Great, I thought. My only friend for the next four years is going to be this outcast.
But that friendship only lasted a week or so. I still feel a slight rush of hot shame when I think about how I dumped my like-named first friend once I had made real friends. Actually, it’d have been better if I had dumped her. Instead, I just sort of…went out of my way to make sure our paths did not cross, spoke fewer and fewer words to her, “forgot” to meet her at her locker after English class…until she figured out on her own that we were no longer friends and she stopped talking to me.
I needn’t have worried about trying to fit in once I had my circle of “real” Black female friends. They were a pretty diverse bunch. One lived on the other side of town in the projects, getting up at 5 o’clock in the morning and transferring buses twice in order to attend this better school. Another lived in a stable, working class neighborhood. Another was the daughter of a Black professional and had a mother who was the only stay-at-home Black woman that I had ever met. They wore all different styles of clothes, though mostly the “preppie” fashions that were then in vogue more so amongst the White kids than the Black ones. Musically, they liked Prince and Rick James and P-Funk—but could groove to Elton John, too. There was no need for me to try to “talk Black” around them, and they were in the same advanced classes that I was in, so no need for me to play dumb.
Not being The Only One allowed me to develop an identity as a Black girl/woman in the context of other Black girls. I was the only one in our group who was born in another state, had lived in other cities, and had experienced a kind of bohemian upbringing. Thus, I became The Worldly One. I had a musician mother and had been on the inside of nightclubs so, even though a couple of my other female friends were in Jazz and Marching Bands, I was The Musical One. We were all in the advanced classes and were all well-liked by our teachers, but because of the special composition awards I received I was The Writer One. On the romantic front, I was not the cutest or the prettiest, or the most popular with the fellas, or the most experienced at flirting and whatnot. But, perhaps because of my utter lack of natural opposite-sex interactive skills, I developed a somewhat of an allure: I was The Elusive and Mysterious One. As the only one of us who had come from majority-White school settings, my born-again Blackness was intensive and all-encompassing: I was The Militant One.
Despite highly achieving, my high school years were not without a certain mid-level mischief.

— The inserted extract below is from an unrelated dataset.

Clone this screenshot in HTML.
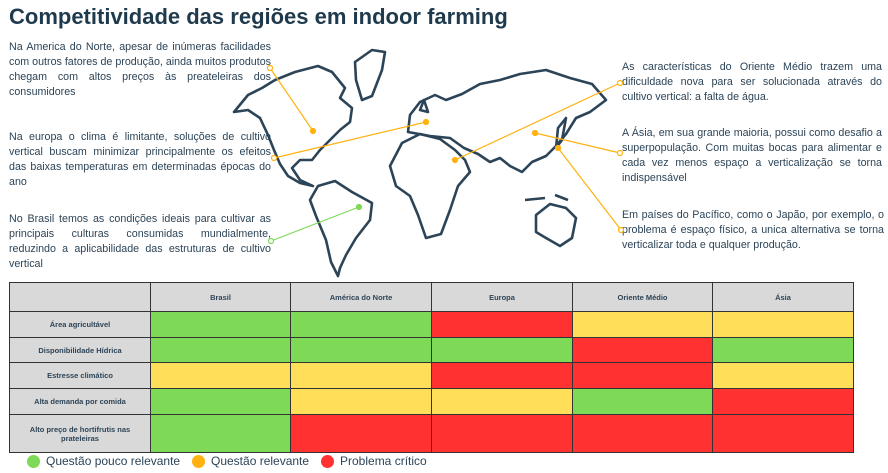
<!DOCTYPE html><html><head><meta charset="utf-8"><style>
body{margin:0;width:888px;height:473px;background:#fff;font-family:"Liberation Sans",sans-serif;color:#2c4457;position:relative;overflow:hidden}
.t{position:absolute;font-size:10.7px;line-height:15px;text-align:justify;text-align-last:left}
h1{position:absolute;left:9px;top:4px;margin:0;font-size:22px;font-weight:bold;color:#1f3a4d}
table{position:absolute;left:9px;top:282px;border-collapse:collapse;width:844px;table-layout:fixed}
td{border:1.5px solid #333;padding:0;font-size:7.5px;font-weight:bold;text-align:center;color:#2c4457}
.g{background:#7ed957}.y{background:#ffde59}.r{background:#ff3131}.h{background:#d9d9d9}
.lg{position:absolute;top:454px;font-size:12px;display:flex;align-items:center;white-space:nowrap}
.lg i{display:inline-block;width:13px;height:13px;border-radius:50%;margin-right:6px}
</style></head><body>
<h1>Competitividade das regiões em indoor farming</h1>
<div class="t" style="left:9px;top:40px;width:262px">Na America do Norte, apesar de inúmeras facilidades com outros fatores de produção, ainda muitos produtos chegam com altos preços às preateleiras dos consumidores</div>
<div class="t" style="left:9px;top:130px;width:262px">Na europa o clima é limitante, soluções de cultivo vertical buscam minimizar principalmente os efeitos das baixas temperaturas em determinadas épocas do ano</div>
<div class="t" style="left:9px;top:212px;width:262px">No Brasil temos as condições ideais para cultivar as principais culturas consumidas mundialmente, reduzindo a aplicabilidade das estruturas de cultivo vertical</div>
<div class="t" style="left:622px;top:60px;width:260px">As características do Oriente Médio trazem uma dificuldade nova para ser solucionada através do cultivo vertical: a falta de água.</div>
<div class="t" style="left:622px;top:126px;width:260px">A Ásia, em sua grande maioria, possui como desafio a superpopulação. Com muitas bocas para alimentar e cada vez menos espaço a verticalização se torna indispensável</div>
<div class="t" style="left:622px;top:208px;width:262px">Em países do Pacífico, como o Japão, por exemplo, o problema é espaço físico, a unica alternativa se torna verticalizar toda e qualquer produção.</div>
<svg style="position:absolute;left:0;top:0" width="888" height="473">
<g fill="none" stroke="#2c4457" stroke-width="2.6" stroke-linejoin="round">
<path d="M234,112 L248,95 L262,88 L275,80 L295,72 L318,66 L332,72 L345,88 L340,98 L352,108 L350,122 L340,130 L330,140 L320,150 L312,160 L300,160 L292,168 L300,180 L313,186 L300,183 L288,176 L280,164 L274,150 L268,135 L260,118 L248,110 Z"/>
<path d="M355,62 L372,50 L385,52 L382,70 L372,96 L362,100 L356,80 Z"/>
<path d="M318,186 L335,181 L352,192 L372,203 L370,220 L356,238 L346,255 L340,268 L338,276 L331,262 L326,240 L316,216 L310,200 Z"/>
<path d="M402,143 L420,134 L440,139 L455,150 L465,160 L470,172 L458,186 L450,210 L441,234 L426,238 L418,215 L410,196 L396,186 L390,166 Z"/>
<path d="M408,132 L410,115 L420,102 L435,95 L446,100 L462,94 L480,84 L500,80 L520,74 L546,70 L570,78 L592,84 L606,100 L590,112 L576,118 L566,134 L556,146 L546,156 L532,162 L522,172 L510,166 L500,158 L490,162 L478,154 L464,148 L450,138 L430,136 Z"/>
<path d="M536,215 L550,204 L566,208 L576,218 L572,238 L560,246 L546,238 L536,232 Z"/>
<path d="M420,110 L424,100 L428,112 Z"/><path d="M558,128 L566,118 L562,140 L556,148 Z"/>
<path d="M525,200 L545,198 M555,195 L568,200"/>
</g>
<g stroke="#ffb20f" stroke-width="1.2" fill="#fff">
<line x1="270" y1="68" x2="313" y2="131"/><circle cx="270" cy="68" r="2.5"/><circle cx="313" cy="131" r="2.5" fill="#ffb20f"/>
<line x1="274" y1="158" x2="426" y2="122"/><circle cx="274" cy="158" r="2.5"/><circle cx="426" cy="122" r="2.5" fill="#ffb20f"/>
<line x1="455" y1="160" x2="620" y2="83"/><circle cx="620" cy="83" r="2.5"/><circle cx="455" cy="160" r="2.5" fill="#ffb20f"/>
<line x1="535" y1="133" x2="620" y2="153"/><circle cx="620" cy="153" r="2.5"/><circle cx="535" cy="133" r="2.5" fill="#ffb20f"/>
<line x1="558" y1="148" x2="621" y2="230"/><circle cx="621" cy="230" r="2.5"/><circle cx="558" cy="148" r="2.5" fill="#ffb20f"/>
</g>
<g stroke="#7ed957" stroke-width="1.2" fill="#fff"><line x1="271" y1="241" x2="359" y2="207"/><circle cx="271" cy="241" r="2.5"/><circle cx="359" cy="207" r="2.5" fill="#7ed957"/></g>
</svg>
<table>
<colgroup><col style="width:141px"><col style="width:140px"><col style="width:141px"><col style="width:141px"><col style="width:140px"><col style="width:141px"></colgroup>
<tr style="height:29px"><td class="h"></td><td class="h">Brasil</td><td class="h">América do Norte</td><td class="h">Europa</td><td class="h">Oriente Médio</td><td class="h">Ásia</td></tr>
<tr style="height:26px"><td class="h">Área agricultável</td><td class="g"></td><td class="g"></td><td class="r"></td><td class="y"></td><td class="y"></td></tr>
<tr style="height:25px"><td class="h">Disponibilidade Hídrica</td><td class="g"></td><td class="g"></td><td class="g"></td><td class="r"></td><td class="g"></td></tr>
<tr style="height:26px"><td class="h">Estresse climático</td><td class="y"></td><td class="y"></td><td class="r"></td><td class="r"></td><td class="y"></td></tr>
<tr style="height:26px"><td class="h">Alta demanda por comida</td><td class="g"></td><td class="y"></td><td class="y"></td><td class="g"></td><td class="r"></td></tr>
<tr style="height:38px"><td class="h">Alto preço de hortifrutis nas<br>prateleiras</td><td class="g"></td><td class="r"></td><td class="r"></td><td class="r"></td><td class="r"></td></tr>
</table>
<div class="lg" style="left:27px"><i style="background:#7ed957"></i>Questão pouco relevante</div>
<div class="lg" style="left:192px"><i style="background:#ffb20f"></i>Questão relevante</div>
<div class="lg" style="left:321px"><i style="background:#ff3131"></i>Problema crítico</div>
</body></html>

Still, I developed into the one who could best keep track of curfews, organize alibis, and keep my wits about me in wrong places at wrong times: I was The Responsible One.
You would think that this experience during my teen years would be the perfect foundation for a lifetime of positive working relationships with other Black women…for sharing in the workplace with other Black women a sisterhood, a sense of shared goals and common destiny, and a respect for our differences…for an immediate ease of interaction with other Black women, a sense of comfort in me with them and them with me.